For now, though, many businesses continue to choose Bahrain as a base for the region. For example, international consultant Ernst & Young recently relocated its global energy practice from Houston in the US to Bahrain.
The EDB has been conducting a high-profile ‘Business Friendly Bahrain’ marketing campaign around the world to persuade others to follow.
For Vision 2030 to be achieved, initiatives like these will need to succeed not just in getting private investment into Bahrain, but also in attracting businesses away from alternative centres such as Dubai. At the same time, it needs to secure the support of the local pop-ulation and the existing elite, at least some of whom feel threatened by the power and influence of the EDB.
With an economic environment that will challenge the growth rate to which Bahrain has become accustomed over the past few years, and that could force the government to increase its debts, swift progress will need to be made to placate the critics of reform inside the country.

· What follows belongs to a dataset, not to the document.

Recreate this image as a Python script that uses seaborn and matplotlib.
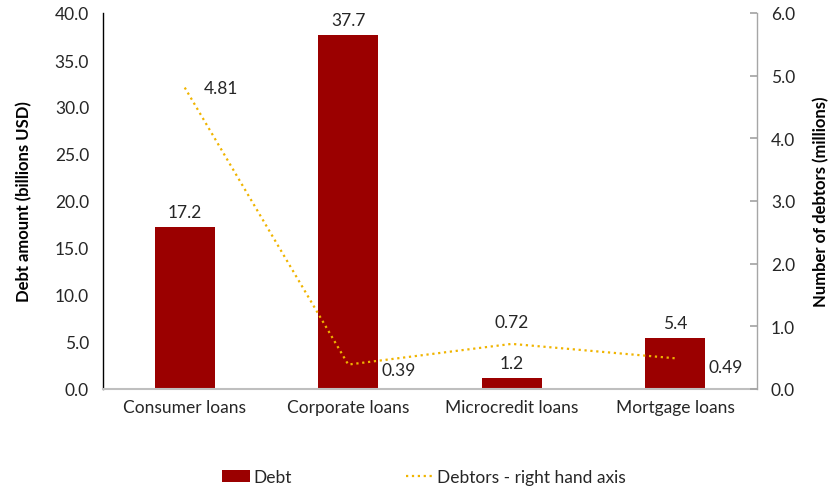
import matplotlib
matplotlib.use("Agg")
import matplotlib.pyplot as plt
import seaborn as sns
import pandas as pd
from matplotlib.patches import Patch
from matplotlib.lines import Line2D

categories = ["Consumer loans", "Corporate loans", "Microcredit loans", "Mortgage loans"]
debt_busd = [17.2, 37.7, 1.2, 5.4]
debtors_mn = [4.81, 0.39, 0.72, 0.49]

sns.set_theme(style="white")
plt.rcParams["font.family"] = ["Lato", "DejaVu Sans"]

BAR = "#9B0000"
LINE = "#F0B400"
TXT = "#262626"
FS = 12.5

df = pd.DataFrame({"cat": categories, "debt": debt_busd, "debtors": debtors_mn})

fig = plt.figure(figsize=(8.31, 4.89), dpi=100)
ax = fig.add_axes([103 / 831, 1 - 390 / 489, (757 - 103) / 831, (390 - 14) / 489])

sns.barplot(data=df, x="cat", y="debt", color=BAR, width=0.37, ax=ax,
            saturation=1, edgecolor="none")
ax.set_xlim(-0.5, 3.5)
ax.set_ylim(0, 40)
ax.set_yticks([0, 5, 10, 15, 20, 25, 30, 35, 40])
ax.set_yticklabels([f"{v:.1f}" for v in ax.get_yticks()], fontsize=FS, color=TXT)
ax.set_xlabel("")
ax.set_ylabel("Debt amount (billions USD)", fontsize=12, fontweight="bold",
              color="black", labelpad=16)
ax.tick_params(axis="x", length=0, labelsize=FS, labelcolor=TXT, pad=7)
ax.tick_params(axis="y", length=0, pad=10)
for s in ["top", "right"]:
    ax.spines[s].set_visible(False)
ax.spines["left"].set_color("black")
ax.spines["left"].set_linewidth(1.0)
ax.spines["bottom"].set_color("#BFBFBF")
ax.spines["bottom"].set_linewidth(1.5)

for i, v in enumerate(debt_busd):
    ax.annotate(f"{v:.1f}", (i, v), xytext=(0, 5), textcoords="offset points",
                ha="center", va="bottom", fontsize=FS, color=TXT)

ax2 = ax.twinx()
sns.lineplot(x=list(range(len(categories))), y=debtors_mn, ax=ax2, color=LINE,
             linestyle=":", linewidth=1.6)
ax2.set_xlim(-0.5, 3.5)
ax2.set_ylim(0, 6)
ax2.set_yticks([0, 1, 2, 3, 4, 5, 6])
ax2.set_yticklabels([f"{v:.1f}" for v in range(7)], fontsize=FS, color=TXT)
ax2.set_ylabel("Number of debtors (millions)", fontsize=12, fontweight="bold",
               color="black", labelpad=13)
ax2.tick_params(axis="y", direction="in", length=5, color="#A6A6A6", pad=10)
for s in ["top", "left", "bottom"]:
    ax2.spines[s].set_visible(False)
ax2.spines["right"].set_color("#A6A6A6")
ax2.spines["right"].set_linewidth(1.0)

offsets = [(14, 0, "left", "center"), (24, -4, "left", "center"),
           (0, 10, "center", "bottom"), (24, -6, "left", "center")]
for i, (v, (dx, dy, ha, va)) in enumerate(zip(debtors_mn, offsets)):
    ax2.annotate(f"{v:.2f}", (i, v), xytext=(dx, dy), textcoords="offset points",
                 ha=ha, va=va, fontsize=FS, color=TXT)

handles = [Patch(facecolor=BAR, edgecolor="none"),
           Line2D([0], [0], color=LINE, linestyle=":", linewidth=1.6)]
fig.legend(handles, ["Debt", "Debtors - right hand axis"], loc="center",
           bbox_to_anchor=(424 / 831, 1 - 478 / 489), ncol=2, frameon=False,
           fontsize=FS, columnspacing=6.6, handlelength=1.6, handletextpad=0.2,
           labelcolor=TXT)

fig.savefig("out.png", dpi=100)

Vision 2030 is perhaps the boldest of the strategic documents published by any of the Gulf governments, addressing not just dev-elopment and planning issues, but also mapping out a future direction for economic, governmental and social progress over the next 21 years.
If the EDB succeeds in bringing it to fruition, it will have brought Bahrain back to the forefront of the economy of the GCC, and cemented its future as a service hub for the oil-rich Gulf. If it fails to achieve this, Manama could find that its dwindling oil reserves mean it has lost the opportunity for good.